Molly Ringwald Reckons With the Sexism of the John Hughes Movies That Made Her Famous
Molly Ringwald became an icon in the 1980s thanks to a trio of movies all directed by John Hughes: Sixteen Candles,Pretty in Pink, and The Breakfast Club. The films were instant hits, and a genre unto themselves for the realistic way they portrayed American teenagers. They’ve since been heralded as classics, and though they occasionally come in for criticism—Sixteen Candles’ stereotypical Asian character in particular—they haven’t lost their place in the pop-culture pantheon.
Ringwald, who owes her career to these films, might find it more difficult to criticize them than anyone. But in a searing essay for The New Yorker, the actress confronts the plain misogyny of various scenes and plot points, while also reckoning with the beloved hold Hughes’s oeuvre still has on the culture.
She was inspired to look back on the film while watching The Breakfast Club with her daughter, particularly analyzing how the character Bender (played by Judd Nelson) bullies her character, Claire, and touches her inappropriately without her consent.

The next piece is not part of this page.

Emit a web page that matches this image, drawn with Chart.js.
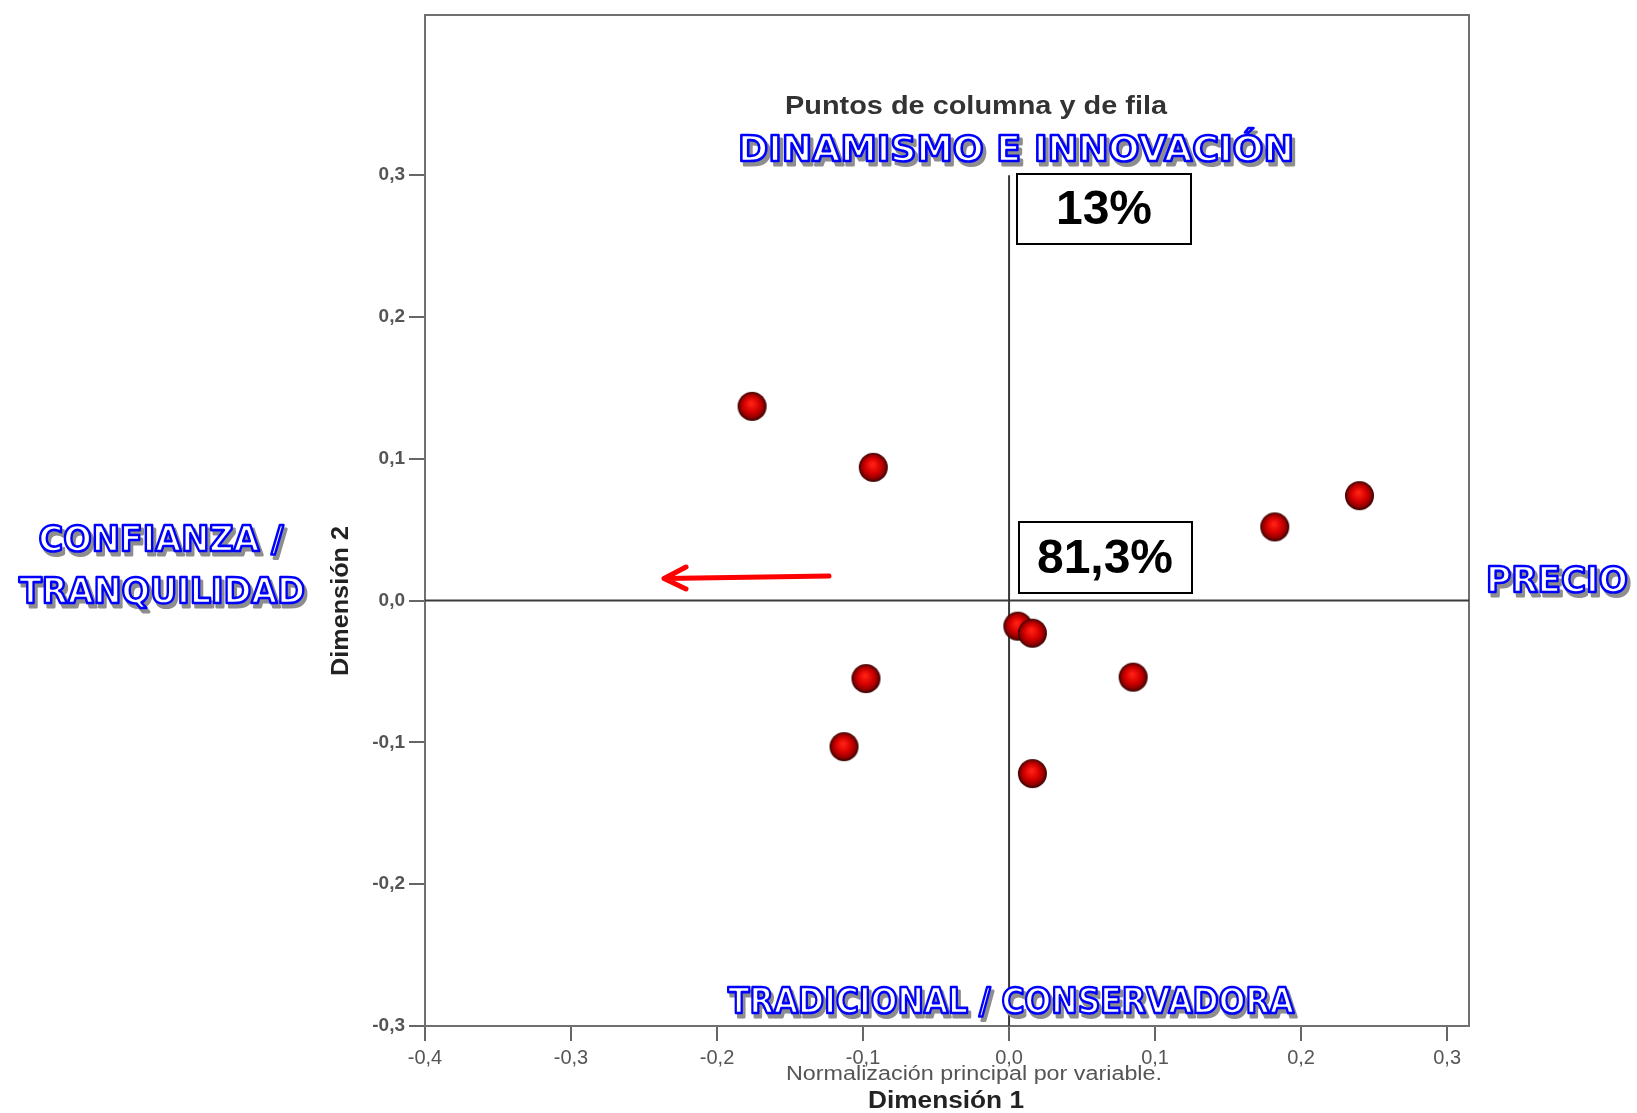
<!DOCTYPE html>
<html lang="es">
<head>
<meta charset="UTF-8">
<title>Puntos de columna y de fila</title>
<script src="https://cdn.jsdelivr.net/npm/chart.js"></script>
<style>
    body {
        margin: 0;
        background: #fff;
    }

    #chart-container {
        width: 1637px;
        height: 1113px;
        position: relative;
    }
</style>
</head>
<body>
<div id="chart-container">
    <canvas id="puntosChart"></canvas>
</div>

<script>
    // coordenadas de los puntos
    const dimension1 = [-0.176, -0.093, 0.182, 0.240, 0.006, 0.016, 0.085, -0.098, -0.113, 0.016];
    const dimension2 = [0.137, 0.094, 0.052, 0.074, -0.018, -0.023, -0.054, -0.055, -0.103, -0.122];

    const xTicks = [-0.4, -0.3, -0.2, -0.1, 0, 0.1, 0.2, 0.3];
    const xTickLabels = ['-0,4', '-0,3', '-0,2', '-0,1', '0,0', '0,1', '0,2', '0,3'];
    const yTicks = [-0.3, -0.2, -0.1, 0, 0.1, 0.2, 0.3];
    const yTickLabels = ['-0,3', '-0,2', '-0,1', '0,0', '0,1', '0,2', '0,3'];

    // inercia explicada por cada dimensión
    const inercia = ['81,3%', '13%'];

    // esfera roja para los puntos
    const esfera = (() => {
        const r = 14.5;
        const c = document.createElement('canvas');
        c.width = c.height = 31;
        const g = c.getContext('2d');
        const grad = g.createRadialGradient(14.5, 12.5, 1, 15.5, 15.5, r);
        grad.addColorStop(0, '#ff2014');
        grad.addColorStop(0.5, '#d40000');
        grad.addColorStop(0.82, '#8a0000');
        grad.addColorStop(1, '#2e0000');
        g.fillStyle = grad;
        g.beginPath();
        g.arc(15.5, 15.5, r, 0, Math.PI * 2);
        g.fill();
        return c;
    })();

    // texto escalado horizontalmente a un ancho dado
    function textoAjustado(ctx, txt, x, y, font, ancho, pinta) {
        ctx.save();
        ctx.font = font;
        const w = ctx.measureText(txt).width;
        ctx.translate(x, y);
        ctx.scale(ancho / w, 1);
        ctx.textAlign = 'center';
        ctx.textBaseline = 'middle';
        pinta(ctx, txt);
        ctx.restore();
    }

    // letras blancas con contorno azul y sombra gris
    function contorno(c, t) {
        c.lineJoin = 'round';
        c.fillStyle = '#8e8e8e';
        c.strokeStyle = '#8e8e8e';
        c.lineWidth = 3;
        c.fillText(t, 3, 3.5);
        c.strokeText(t, 3, 3.5);
        c.fillStyle = '#ffffff';
        c.fillText(t, 0, 0);
        c.strokeStyle = '#0000ff';
        c.lineWidth = 2.6;
        c.strokeText(t, 0, 0);
    }

    function relleno(color) {
        return (c, t) => {
            c.fillStyle = color;
            c.fillText(t, 0, 0);
        };
    }

    const anotaciones = {
        id: 'anotaciones',
        beforeDatasetsDraw(chart) {
            const { ctx, chartArea: a, scales: { x, y } } = chart;
            ctx.save();
            // marco
            ctx.strokeStyle = '#707070';
            ctx.lineWidth = 2;
            ctx.strokeRect(a.left, a.top, a.right - a.left, a.bottom - a.top);
            // líneas de referencia en 0
            ctx.strokeStyle = '#3a3a3a';
            ctx.beginPath();
            ctx.moveTo(a.left, y.getPixelForValue(0));
            ctx.lineTo(a.right, y.getPixelForValue(0));
            ctx.moveTo(x.getPixelForValue(0), y.getPixelForValue(0.3));
            ctx.lineTo(x.getPixelForValue(0), a.bottom);
            ctx.stroke();
            ctx.restore();
        },
        afterDraw(chart) {
            const ctx = chart.ctx;

            textoAjustado(ctx, 'Puntos de columna y de fila', 976, 107,
                'bold 25px "Liberation Sans", Arial, sans-serif', 382, relleno('#333'));

            const etiqueta = 'bold 36px "DejaVu Sans", sans-serif';
            textoAjustado(ctx, 'DINAMISMO E INNOVACIÓN', 1016, 152, etiqueta, 556, contorno);
            textoAjustado(ctx, 'TRADICIONAL / CONSERVADORA', 1011, 1004, etiqueta, 566, contorno);
            textoAjustado(ctx, 'CONFIANZA /', 161, 542, etiqueta, 245, contorno);
            textoAjustado(ctx, 'TRANQUILIDAD', 162, 594, etiqueta, 286, contorno);
            textoAjustado(ctx, 'PRECIO', 1557, 583, etiqueta, 142, contorno);

            // cajas con porcentajes
            ctx.save();
            ctx.strokeStyle = '#000';
            ctx.lineWidth = 2;
            ctx.fillStyle = '#fff';
            ctx.fillRect(1017, 174, 174, 70);
            ctx.strokeRect(1017, 174, 174, 70);
            ctx.fillRect(1019, 522, 173, 71);
            ctx.strokeRect(1019, 522, 173, 71);
            ctx.fillStyle = '#000';
            ctx.font = 'bold 48px "Liberation Sans", Arial, sans-serif';
            ctx.textAlign = 'center';
            ctx.textBaseline = 'middle';
            ctx.fillText(inercia[1], 1104, 211);
            ctx.fillText(inercia[0], 1105, 560);

            // flecha roja
            ctx.strokeStyle = '#ff0000';
            ctx.lineWidth = 5;
            ctx.lineCap = 'round';
            ctx.lineJoin = 'round';
            ctx.beginPath();
            ctx.moveTo(829, 576);
            ctx.lineTo(665, 578.5);
            ctx.moveTo(686, 567);
            ctx.lineTo(664, 578.5);
            ctx.lineTo(686, 589);
            ctx.stroke();
            ctx.restore();

            // títulos de los ejes
            textoAjustado(ctx, 'Normalización principal por variable.', 974, 1074,
                '20px "Liberation Sans Narrow", "Liberation Sans", Arial, sans-serif', 376, relleno('#555'));
            textoAjustado(ctx, 'Dimensión 1', 946, 1102,
                'bold 23px "Liberation Sans", Arial, sans-serif', 156, relleno('#222'));
            ctx.save();
            ctx.translate(342, 601);
            ctx.rotate(-Math.PI / 2);
            textoAjustado(ctx, 'Dimensión 2', 0, 0,
                'bold 23px "Liberation Sans", Arial, sans-serif', 150, relleno('#222'));
            ctx.restore();
        }
    };

    const puntos = dimension1.map((v, i) => ({ x: v, y: dimension2[i] }));

    const ctx = document.getElementById('puntosChart').getContext('2d');
    new Chart(ctx, {
        type: 'scatter',
        data: {
            datasets: [{
                label: 'Puntos',
                data: puntos,
                pointStyle: esfera,
                pointRadius: 14,
                pointHoverRadius: 14
            }]
        },
        options: {
            responsive: true,
            maintainAspectRatio: false,
            animation: false,
            layout: {
                padding: { top: 12, right: 168, left: 0, bottom: 0 }
            },
            scales: {
                x: {
                    type: 'linear',
                    min: -0.4,
                    max: 0.315,
                    afterBuildTicks: (axis) => {
                        axis.ticks = xTicks.map(v => ({ value: v }));
                    },
                    afterFit: (axis) => {
                        axis.height = 87;
                    },
                    border: { display: false },
                    grid: {
                        drawOnChartArea: false,
                        drawTicks: true,
                        tickLength: 15,
                        color: '#666',
                        lineWidth: 2
                    },
                    ticks: {
                        padding: 5,
                        color: '#555',
                        font: { family: '"Liberation Sans Narrow", "Liberation Sans", Arial', size: 20 },
                        callback: (value, index) => xTickLabels[index]
                    }
                },
                y: {
                    type: 'linear',
                    min: -0.3,
                    max: 0.413,
                    afterBuildTicks: (axis) => {
                        axis.ticks = yTicks.map(v => ({ value: v }));
                    },
                    afterFit: (axis) => {
                        axis.width = 425;
                        axis.paddingTop = 0;
                        axis.paddingBottom = 0;
                    },
                    border: { display: false },
                    grid: {
                        drawOnChartArea: false,
                        drawTicks: true,
                        tickLength: 16,
                        color: '#666',
                        lineWidth: 2
                    },
                    ticks: {
                        padding: 4,
                        color: '#555',
                        font: { family: '"Liberation Sans", Arial', size: 19, weight: 'bold' },
                        callback: (value, index) => yTickLabels[index]
                    }
                }
            },
            plugins: {
                legend: { display: false },
                tooltip: { enabled: false }
            }
        },
        plugins: [anotaciones]
    });
</script>
</body>
</html>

“As I can see now, Bender sexually harasses Claire throughout the film,” Ringwald writes. “When he’s not sexualizing her, he takes out his rage on her with vicious contempt, calling her ‘pathetic,’ mocking her as ‘Queenie.’ It’s rejection that inspires his vitriol . . . He never apologizes for any of it, but, nevertheless, he gets the girl in the end.”
Ringwald also mentions a scene that almost ended up in the film, which involved a pretty female gym teacher swimming naked in a pool. Ringwald writes that she convinced Hughes to cut it. She also talks about the embarrassment of hiring another actress to play her in the scene where Bender looks at Claire’s underwear under a table. “Having another person pretend to be me was embarrassing to me and upsetting to my mother, and she said so,” she says. “That scene stayed, though.”
At the end of Sixteen Candles, the hot jock, Jake, passes his drunk girlfriend, Caroline, on to the Geek. It’s implied in a morning-after scene that Caroline and the Geek had sex—or something along those lines—and that Caroline enjoyed it. As Ringwald writes, “Caroline shakes her head in wonderment and says, ‘You know, I have this weird feeling I did.’ She had to have a feeling about it, rather than a thought, because thoughts are things we have when we are conscious, and she wasn’t.” Ringwald interviewed Haviland Morris, the actress who played Caroline, about the scene. She sees it differently, telling Ringwald that Caroline is partially responsible for what happens. “I’m not saying that it’s O.K. to then be raped or to have nonconsensual sex,” Haviland said. “But . . . that’s not a one-way street. Here’s a girl who gets herself so bombed that she doesn’t even know what’s going on.”
It wasn’t just the movies that Ringwald was analyzing. She also read old pieces that Hughes wrote for National Lampoon. “The scope of the ugliness” in the pieces took her aback, she says, recounting several jarring pieces about rape, a pair of teens who wake up one day with swapped genitals, and a mocking how-to guide titled “Sexual Harassment and How to Do It!” Ringwald then turns her focus back to the films and how, despite the ugliness of certain scenes, so many people still tell her about the powerful impact they had on their lives.
“John’s movies convey the anger and fear of isolation that adolescents feel, and seeing that others might feel the same way is a balm for the trauma that teenagers experience,” she writes. “Whether that’s enough to make up for the impropriety of the films is hard to say—even criticizing them makes me feel like I’m divesting a generation of some of its fondest memories, or being ungrateful since they helped to establish my career. And yet embracing them entirely feels hypocritical. And yet, and yet . . .”
What’s important now, she writes, is how we continue discussing these films with this new understanding. “The conversations about them will change, and they should. It’s up to the following generations to figure out how to continue those conversations and make them their own—to keep talking, in schools, in activism and art—and trust that we care.”